When I say unto the wicked, Thou shalt surely die; and thou givest him not warning, nor speakest to warn the wicked from his wicked way, to save his life; the same wicked man shall die in his iniquity; but his blood will I require at thine hand. Yet if thou warn the wicked, and he turn not from his wickedness, nor from his wicked way, he shall die in his iniquity; but thou hast delivered thy soul.

Again, When a righteous man doth turn from his righteousness, and commit iniquity, and I lay a stumblingblock before him, he shall die: because thou hast not given him warning, he shall die in his sin, and his righteousness which he hath done shall not be remembered; but his blood will I require at thine hand. Nevertheless if thou warn the righteous man, that the righteous sin not, and he doth not sin, he shall surely live, because he is warned; also thou hast delivered thy soul.” (Ezekiel 3:16-21)

Endnotes:
1. Jeremiah Burroughs, An Exposition of the Prophecy of Hosea, Reformation Heritage Books (Grand Rapids, MI) 2006.
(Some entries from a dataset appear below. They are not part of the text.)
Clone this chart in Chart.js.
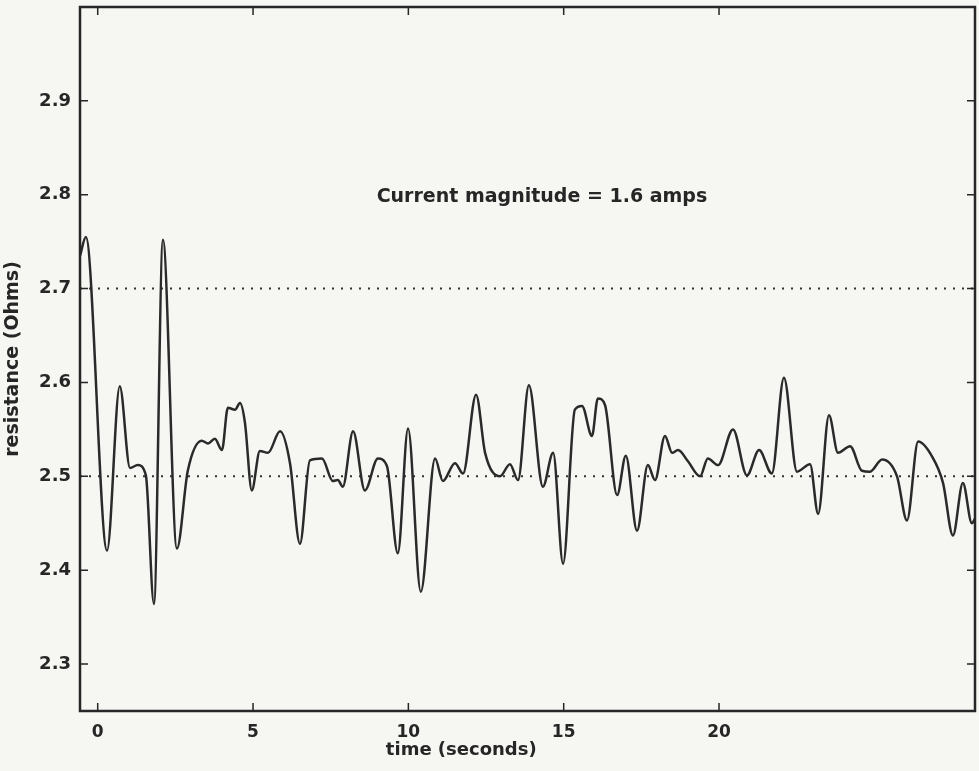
<!DOCTYPE html>
<html>
<head>
<meta charset="utf-8">
<script src="https://cdn.jsdelivr.net/npm/chart.js@4/dist/chart.umd.min.js"></script>
<style>
  html, body { margin: 0; padding: 0; background: #f6f6f3; }
  #wrap { width: 979px; height: 771px; }
</style>
</head>
<body>
<div id="wrap"><canvas id="resistance-chart" width="979" height="771"></canvas></div>
<script>
// data
const timeSec = [
  -0.57, -0.38, 0.30, 0.71, 1.04, 1.29, 1.55, 1.81, 2.10, 2.55,
  2.90, 3.35, 3.55, 3.77, 4.00, 4.19, 4.42, 4.58, 4.74, 4.96,
  5.22, 5.48, 5.87, 6.19, 6.51, 6.83, 7.22, 7.57, 7.73, 7.89,
  8.22, 8.60, 9.02, 9.31, 9.66, 9.99, 10.40, 10.86, 11.11, 11.50,
  11.76, 12.18, 12.47, 12.95, 13.27, 13.53, 13.88, 14.33, 14.66, 14.98,
  15.36, 15.59, 15.91, 16.10, 16.33, 16.72, 17.00, 17.36, 17.71, 17.94,
  18.26, 18.49, 18.68, 19.00, 19.39, 19.64, 19.97, 20.45, 20.90, 21.29,
  21.70, 22.09, 22.51, 22.93, 23.19, 23.54, 23.83, 24.22, 24.60, 24.86,
  25.25, 25.73, 26.05, 26.41, 26.86, 27.21, 27.53, 27.85, 28.14, 28.24
];
const resistance = [
  2.735, 2.755, 2.421, 2.596, 2.509, 2.512, 2.501, 2.364, 2.752, 2.423,
  2.506, 2.538, 2.535, 2.540, 2.528, 2.573, 2.571, 2.578, 2.557, 2.485,
  2.527, 2.525, 2.548, 2.514, 2.428, 2.517, 2.519, 2.495, 2.496, 2.489,
  2.548, 2.485, 2.519, 2.511, 2.418, 2.551, 2.377, 2.519, 2.495, 2.514,
  2.503, 2.587, 2.525, 2.500, 2.513, 2.496, 2.597, 2.489, 2.525, 2.407,
  2.571, 2.575, 2.543, 2.583, 2.576, 2.480, 2.522, 2.442, 2.512, 2.496,
  2.543, 2.525, 2.528, 2.516, 2.500, 2.519, 2.512, 2.550, 2.501, 2.528,
  2.503, 2.605, 2.505, 2.513, 2.460, 2.565, 2.525, 2.532, 2.506, 2.505,
  2.518, 2.500, 2.453, 2.537, 2.521, 2.493, 2.437, 2.493, 2.450, 2.455
];
const refLevels = [2.7, 2.5];
const xTicks = [0, 5, 10, 15, 20];
const yTicks = [2.3, 2.4, 2.5, 2.6, 2.7, 2.8, 2.9];
const xRange = [-0.57, 28.24];
const yRange = [2.25, 3.0];

const inkColor = '#262626';
const fontFamily = '"DejaVu Sans", "Liberation Sans", sans-serif';

// box round the plot with MATLAB-style inward ticks, the note and the x title
const boxPlugin = {
  id: 'box',
  afterDraw(chart) {
    const ctx = chart.ctx;
    const { left, right, top, bottom } = chart.chartArea;
    const x = chart.scales.x;
    const y = chart.scales.y;
    ctx.save();
    ctx.strokeStyle = inkColor;
    ctx.lineWidth = 2.5;
    ctx.strokeRect(left, top, right - left, bottom - top);
    ctx.lineWidth = 1.5;
    ctx.beginPath();
    xTicks.forEach(v => {
      const px = x.getPixelForValue(v);
      ctx.moveTo(px, bottom); ctx.lineTo(px, bottom - 8);
      ctx.moveTo(px, top); ctx.lineTo(px, top + 8);
    });
    yTicks.forEach(v => {
      const py = y.getPixelForValue(v);
      ctx.moveTo(left, py); ctx.lineTo(left + 8, py);
      ctx.moveTo(right, py); ctx.lineTo(right - 8, py);
    });
    ctx.stroke();

    ctx.fillStyle = inkColor;
    ctx.textAlign = 'center';
    ctx.textBaseline = 'middle';
    ctx.font = 'bold 19px ' + fontFamily;
    ctx.fillText('Current magnitude = 1.6 amps', x.getPixelForValue(14.3), y.getPixelForValue(2.798));
    ctx.font = 'bold 18px ' + fontFamily;
    ctx.fillText('time (seconds)', left + (right - left) * 0.426, 750);
    ctx.restore();
  }
};

const ctx = document.getElementById('resistance-chart').getContext('2d');

const config = {
  type: 'line',
  data: {
    datasets: [
      {
        data: timeSec.map((t, i) => ({ x: t, y: resistance[i] })),
        borderColor: '#2a2a2a',
        borderWidth: 2.5,
        pointRadius: 0,
        cubicInterpolationMode: 'monotone',
      },
      ...refLevels.map(level => ({
        data: [{ x: xRange[0], y: level }, { x: xRange[1], y: level }],
        borderColor: '#333',
        borderWidth: 2,
        borderDash: [2, 7],
        pointRadius: 0,
      })),
    ],
  },
  options: {
    responsive: false,
    animation: false,
    layout: { padding: { top: 7, right: 4, left: 0, bottom: 0 } },
    plugins: {
      legend: { display: false },
      tooltip: { enabled: false },
    },
    scales: {
      x: {
        type: 'linear',
        min: xRange[0],
        max: xRange[1],
        afterBuildTicks: s => { s.ticks = xTicks.map(v => ({ value: v })); },
        afterFit: s => { s.height = 60; s.paddingLeft = 0; s.paddingRight = 0; },
        grid: { display: false, drawTicks: false },
        border: { display: false },
        ticks: { color: inkColor, font: { family: fontFamily, size: 17, weight: 'bold' }, padding: 11, maxRotation: 0 },
      },
      y: {
        min: yRange[0],
        max: yRange[1],
        afterBuildTicks: s => { s.ticks = yTicks.map(v => ({ value: v })); },
        afterFit: s => { s.width = 80; s.paddingTop = 0; s.paddingBottom = 0; },
        grid: { display: false, drawTicks: false },
        border: { display: false },
        ticks: { color: inkColor, font: { family: fontFamily, size: 18, weight: 'bold' }, padding: 9, callback: v => v.toFixed(1) },
        title: {
          display: true,
          text: 'resistance (Ohms)',
          color: inkColor,
          font: { family: fontFamily, size: 19, weight: 'bold' },
          padding: { top: 2, bottom: 0 },
        },
      },
    },
  },
  plugins: [boxPlugin],
};

const resistanceChart = new Chart(ctx, config);
</script>
</body>
</html>
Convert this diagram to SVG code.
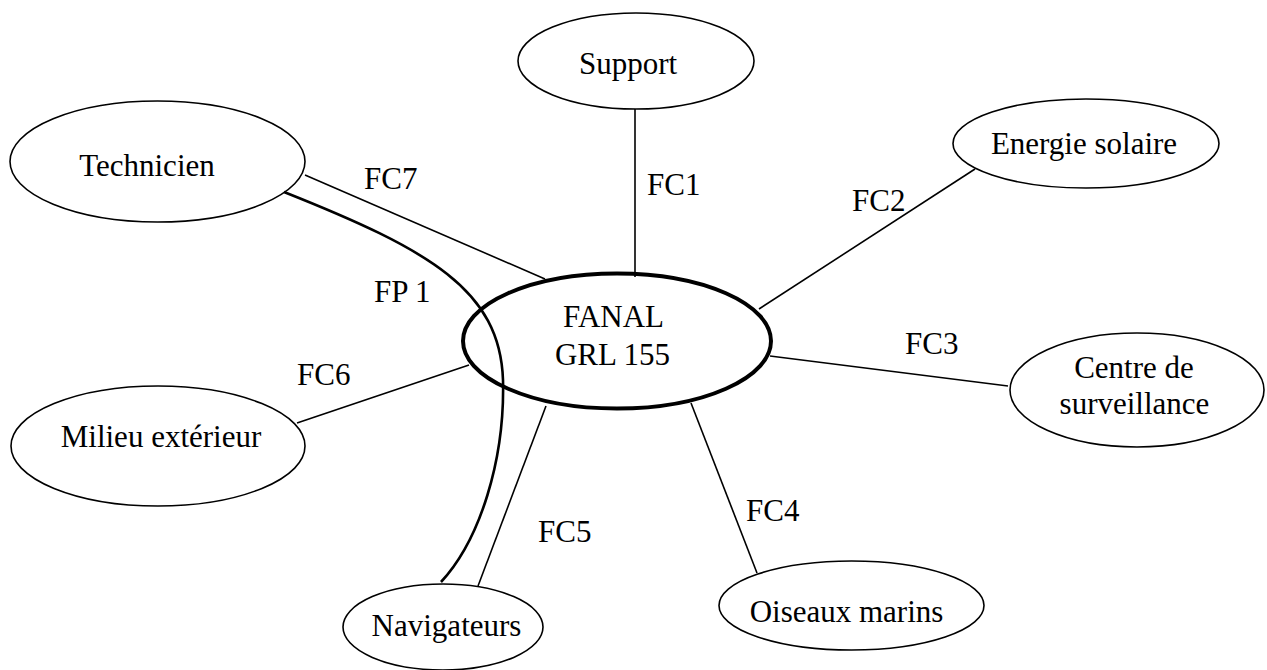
<svg xmlns="http://www.w3.org/2000/svg" width="1267" height="670" viewBox="0 0 1267 670">
<style>
.n{fill:#fff;stroke:#000;stroke-width:1.6}
.main{fill:none;stroke:#000;stroke-width:4}
.t{font-family:"Liberation Serif","Times New Roman",serif;font-size:31px;fill:#000}
.m{text-anchor:middle}
.c{stroke:#000;stroke-width:1.6;fill:none}
.fp{stroke:#000;stroke-width:2.6;fill:none}
</style>
<rect width="1267" height="670" fill="#fff"/>
<g id="node-support"><ellipse class="n" cx="636" cy="61" rx="118" ry="48"/><text class="t m" x="628" y="74">Support</text></g>
<g id="node-technicien"><ellipse class="n" cx="157.5" cy="161.5" rx="147.5" ry="60.5"/><text class="t m" x="147" y="176">Technicien</text></g>
<g id="node-energie"><ellipse class="n" cx="1086" cy="143.5" rx="133" ry="44.5"/><text class="t m" x="1084" y="154">Energie solaire</text></g>
<g id="node-centre"><ellipse class="n" cx="1137" cy="390" rx="127" ry="57"/><text class="t m" x="1134" y="378">Centre de</text><text class="t m" x="1134.5" y="414">surveillance</text></g>
<g id="node-milieu"><ellipse class="n" cx="158" cy="446" rx="147" ry="60"/><text class="t m" x="161" y="447">Milieu extérieur</text></g>
<g id="node-navigateurs"><ellipse class="n" cx="443" cy="627" rx="100" ry="43"/><text class="t m" x="446.5" y="636">Navigateurs</text></g>
<g id="node-oiseaux"><ellipse class="n" cx="851.5" cy="605.5" rx="132.5" ry="44.5"/><text class="t m" x="846.5" y="622">Oiseaux marins</text></g>
<g id="connectors">
<line class="c" x1="635" y1="109" x2="635" y2="277"/>
<line class="c" x1="975" y1="169" x2="759" y2="309"/>
<line class="c" x1="770" y1="356" x2="1008" y2="386"/>
<line class="c" x1="691" y1="403" x2="757" y2="573"/>
<line class="c" x1="546" y1="406" x2="478" y2="586"/>
<line class="c" x1="469" y1="365" x2="297" y2="423"/>
<line class="c" x1="305" y1="175" x2="545" y2="279"/>
<path class="fp" d="M284,192 C430,250 500,290 503,380 C505,460 480,540 441,582"/>
<text class="t" x="647" y="195">FC1</text>
<text class="t" x="852" y="211">FC2</text>
<text class="t" x="905" y="354">FC3</text>
<text class="t" x="746" y="521">FC4</text>
<text class="t" x="538" y="542">FC5</text>
<text class="t" x="297" y="385">FC6</text>
<text class="t" x="364" y="189">FC7</text>
<text class="t" x="374" y="302">FP 1</text>
</g>
<g id="node-fanal"><ellipse class="main" cx="617" cy="341" rx="154" ry="67.5"/><text class="t m" x="613.5" y="327">FANAL</text><text class="t m" x="612.5" y="365">GRL 155</text></g>
</svg>
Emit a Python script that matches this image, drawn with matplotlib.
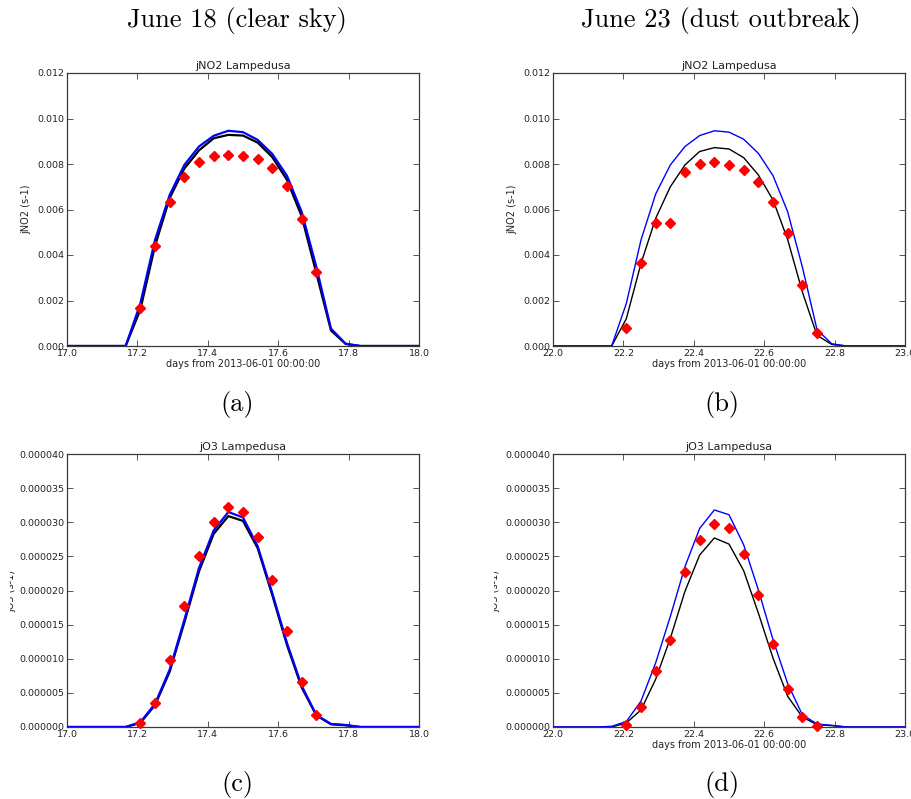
import numpy as np
import matplotlib
matplotlib.use("Agg")
import matplotlib.pyplot as plt
from matplotlib.transforms import Bbox, TransformedBbox

# Hours of the day (UTC) at which model and observations are sampled
model_hours = np.arange(0, 25)          # hourly model output, 00..24 h
obs_hours = np.arange(5, 19)            # hourly observations, 05..18 h

# --- jNO2, June 18 (clear sky) ---
jno2_a_blue = [0, 0, 0, 0, 0, 0.00187, 0.00466, 0.00664, 0.00796, 0.00877, 0.00924, 0.00946,
               0.00940, 0.00906, 0.00844, 0.00748, 0.00590, 0.00348, 0.00076, 0.00010, 0, 0, 0, 0, 0]
jno2_a_black = [0, 0, 0, 0, 0, 0.00160, 0.00440, 0.00650, 0.00780, 0.00860, 0.00913, 0.00928,
                0.00925, 0.00894, 0.00830, 0.00730, 0.00570, 0.00320, 0.00068, 0.00009, 0, 0, 0, 0, 0]
jno2_a_obs = [0.00169, 0.00439, 0.00631, 0.00744, 0.00808, 0.00835, 0.00840, 0.00837,
              0.00822, 0.00781, 0.00703, 0.00560, 0.00325, np.nan]

# --- jNO2, June 23 (dust outbreak) ---
jno2_b_blue = [0, 0, 0, 0, 0, 0.00187, 0.00466, 0.00668, 0.00796, 0.00877, 0.00925, 0.00946,
               0.00940, 0.00909, 0.00847, 0.00749, 0.00590, 0.00348, 0.00072, 0.00010, 0, 0, 0, 0, 0]
jno2_b_black = [0, 0, 0, 0, 0, 0.00120, 0.00363, 0.00561, 0.00700, 0.00796, 0.00855, 0.00872,
                0.00866, 0.00828, 0.00752, 0.00642, 0.00468, 0.00238, 0.00047, 0.00007, 0, 0, 0, 0, 0]
jno2_b_obs = [0.00081, 0.00366, 0.00542, 0.00542, 0.00765, 0.00800, 0.00810, 0.00797,
              0.00772, 0.00722, 0.00634, 0.00495, 0.00269, 0.00057]

# --- jO3, June 18 (clear sky) ---
jo3_c_blue = [0, 0, 0, 0, 0, 0.7e-6, 3.4e-6, 8.4e-6, 15.7e-6, 23.3e-6, 28.8e-6, 31.5e-6,
              30.7e-6, 26.5e-6, 19.6e-6, 12.3e-6, 6.05e-6, 1.76e-6, 0.44e-6, 0.3e-6, 0, 0, 0, 0, 0]
jo3_c_black = [0, 0, 0, 0, 0, 0.6e-6, 3.2e-6, 8.1e-6, 15.3e-6, 22.8e-6, 28.3e-6, 30.9e-6,
               30.2e-6, 26.2e-6, 19.3e-6, 12.0e-6, 5.8e-6, 1.7e-6, 0.4e-6, 0.25e-6, 0, 0, 0, 0, 0]
jo3_c_obs = [0.6e-6, 3.5e-6, 9.8e-6, 17.7e-6, 25.0e-6, 30.1e-6, 32.2e-6, 31.5e-6,
             27.9e-6, 21.6e-6, 14.0e-6, 6.6e-6, 1.76e-6, np.nan]

# --- jO3, June 23 (dust outbreak) ---
jo3_d_blue = [0, 0, 0, 0, 0.1e-6, 0.8e-6, 3.8e-6, 9.4e-6, 16.2e-6, 23.5e-6, 29.1e-6, 31.8e-6,
              31.1e-6, 26.7e-6, 20.1e-6, 12.8e-6, 6.35e-6, 1.8e-6, 0.44e-6, 0.25e-6, 0, 0, 0, 0, 0]
jo3_d_black = [0, 0, 0, 0, 0, 0.6e-6, 2.5e-6, 7.0e-6, 13.0e-6, 19.9e-6, 25.2e-6, 27.7e-6,
               26.8e-6, 22.9e-6, 16.7e-6, 10.1e-6, 4.5e-6, 1.46e-6, 0.34e-6, 0.2e-6, 0, 0, 0, 0, 0]
jo3_d_obs = [0.3e-6, 2.9e-6, 8.2e-6, 12.7e-6, 22.7e-6, 27.4e-6, 29.7e-6, 29.1e-6,
             25.4e-6, 19.4e-6, 12.2e-6, 5.6e-6, 1.4e-6, 0.15e-6]

day_a = 17
day_b = 22
column_titles = ["June 18 (clear sky)", "June 23 (dust outbreak)"]
captions = ["(a)", "(b)", "(c)", "(d)"]
xlabel = "days from 2013-06-01 00:00:00"

W, H = 912, 799
fig = plt.figure(figsize=(W / 100, H / 100), dpi=100)
fig.patch.set_facecolor("white")


def px_axes(x0, y0, x1, y1):
    return fig.add_axes([x0 / W, 1 - y1 / H, (x1 - x0) / W, (y1 - y0) / H])


tick_fs = 6.8
frame_col = "#3a3a3a"
text_col = "#222222"


def style(ax, day, ymax, yticks, fmt):
    xt = np.arange(day, day + 1.01, 0.2)
    ax.set_xlim(day, day + 1)
    ax.set_ylim(0, ymax)
    ax.set_xticks(xt)
    ax.set_xticklabels([f"{v:.1f}" for v in xt])
    ax.set_yticks(yticks)
    ax.set_yticklabels([fmt.format(v) for v in yticks])
    ax.tick_params(direction="in", length=4, width=0.6, top=True, right=True,
                   labelsize=tick_fs, colors=frame_col, pad=2, labelcolor=text_col)
    for sp in ax.spines.values():
        sp.set_color(frame_col)
        sp.set_linewidth(0.9)


def panel(ax, day, blue, black, obs, lw, ymax, yticks, fmt, title, ylabel, show_xlabel):
    xm = day + model_hours / 24.0
    xo = day + obs_hours / 24.0
    ax.plot(xm, black, color="black", lw=lw, zorder=2)
    ax.plot(xm, blue, color="blue", lw=lw, zorder=3)
    ax.plot(xo, obs, linestyle="none", marker="D", markersize=4.8, color="red",
            markeredgecolor="red", zorder=4, clip_on=False)
    style(ax, day, ymax, yticks, fmt)
    ax.set_title(title, fontsize=8, pad=3, color=text_col)
    if ylabel:
        ax.set_ylabel(ylabel, fontsize=7, color=text_col, labelpad=4)
    if show_xlabel:
        ax.set_xlabel(xlabel, fontsize=7, color=text_col, labelpad=1)


no2_ticks = np.arange(0, 0.01201, 0.002)
o3_ticks = np.arange(0, 4.01e-5, 5e-6)

ax_a = px_axes(67, 73, 419, 346)
panel(ax_a, day_a, jno2_a_blue, jno2_a_black, jno2_a_obs, 1.6, 0.012, no2_ticks, "{:.3f}",
      "jNO2 Lampedusa", "jNO2 (s-1)", True)

ax_b = px_axes(553, 73, 905, 346)
panel(ax_b, day_b, jno2_b_blue, jno2_b_black, jno2_b_obs, 1.0, 0.012, no2_ticks, "{:.3f}",
      "jNO2 Lampedusa", "jNO2 (s-1)", True)

ax_c = px_axes(67, 454, 419, 727)
panel(ax_c, day_a, jo3_c_blue, jo3_c_black, jo3_c_obs, 1.6, 4e-5, o3_ticks, "{:.6f}",
      "jO3 Lampedusa", None, False)

ax_d = px_axes(553, 454, 905, 727)
panel(ax_d, day_b, jo3_d_blue, jo3_d_black, jo3_d_obs, 1.0, 4e-5, o3_ticks, "{:.6f}",
      "jO3 Lampedusa", None, True)

# jO3 y-labels sit at the very edge of each panel and are partly cut off
for xc, xcut in ((11.5, 10), (495.5, 494)):
    t = fig.text(xc / W, 1 - 591 / H, "jO3 (s-1)", rotation=90, ha="center", va="center",
                 fontsize=7, color=text_col)
    t.set_clip_box(TransformedBbox(Bbox.from_extents(xcut / W, 0, 1, 1), fig.transFigure))
    t.set_clip_on(True)

# Column headings and panel captions in a serif face
serif = ["cmr10", "DejaVu Serif"]
cap_fs = 19
fig.text(237 / W, 1 - 21 / H, column_titles[0], ha="center", va="center",
         fontsize=cap_fs, family=serif)
fig.text(721 / W, 1 - 21 / H, column_titles[1], ha="center", va="center",
         fontsize=cap_fs, family=serif)
for (cx, cy), cap in zip([(237, 404), (722, 404), (237, 785), (722, 785)], captions):
    fig.text(cx / W, 1 - cy / H, cap, ha="center", va="center", fontsize=cap_fs, family=serif)

fig.savefig("out.png", dpi=100, facecolor="white")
*Note: Galatians 4:26 states: “But Jerusalem which is above is free, which is the mother of us all.” Burroughs is using a figurative analogy when applying this verse to the church. The Bible frequently uses feminine spousal language in the Old Testament for ancient Israel (of which Hosea’s adulterous/idolatrous wife was a type). In the book of Hosea the children are also a type (see Hosea 1:2), and are given prophetic names. Hosea 2:5a explains why the children must plead: “For their mother hath played the harlot: she that conceived them hath done shamefully:…” See also Ezekiel 16 for a vivid example of this, e.g. verse 44: “As is the mother, so is her daughter.” Likewise, in the New Testament, feminine spousal language is used of the church, which is the Bride of Christ (Rev. 21:2: “And I John saw the holy city, new Jerusalem, coming down from God out of heaven, prepared as a bride adorned for her husband”).